Future Horizons: Ethics and Reliability

As AI takes a more specific and dominant role in drone navigation, the focus is shifting toward the reliability and the ethical framework of these autonomous systems.

AI Reliability and Safety Redundancy

For autonomous drones to be integrated into urban airspaces (for example, for package delivery), the AI must reach a “six-sigma” level of reliability. This involves the development of “Explainable AI” (XAI), where engineers can understand exactly why a drone made a specific decision during a flight. Furthermore, innovation in safety includes redundant AI systems—where a secondary, simpler algorithm monitors the primary AI, ready to take over and land the craft if the main system encounters an anomaly.

The Regulatory Landscape of Autonomous UAVs

The technology is often ahead of the law. The specific challenge for the next decade is creating a regulatory framework that acknowledges AI as a “pilot.” This includes the development of Remote ID and UTM (Unmanned Traffic Management) systems where AI drones can “talk” to air traffic control. This innovation is not just about the drone itself, but about the entire ecosystem it inhabits. As drones become more autonomous, the specific definition of “operator” will shift from someone holding a remote to someone overseeing a fleet of intelligent machines.
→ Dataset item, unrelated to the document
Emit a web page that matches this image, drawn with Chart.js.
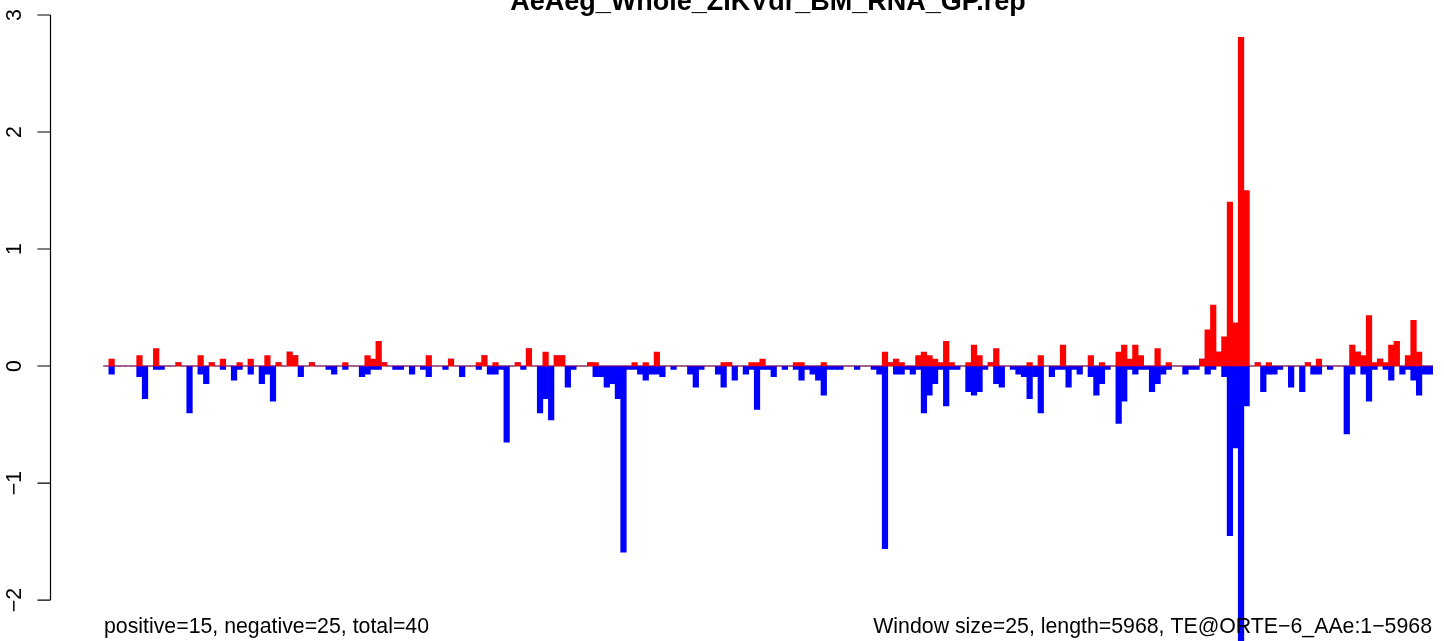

In conclusion, the specific role of AI in drone technology is to move the operator from the “cockpit” to a supervisory role, allowing the machine to handle the complexities of spatial awareness, obstacle avoidance, and data interpretation. Through computer vision, SLAM, and edge computing, drones are no longer just flying cameras; they are autonomous robots capable of transforming how we interact with and understand the world around us. The innovation lies not just in the flight, but in the intelligence that guides it.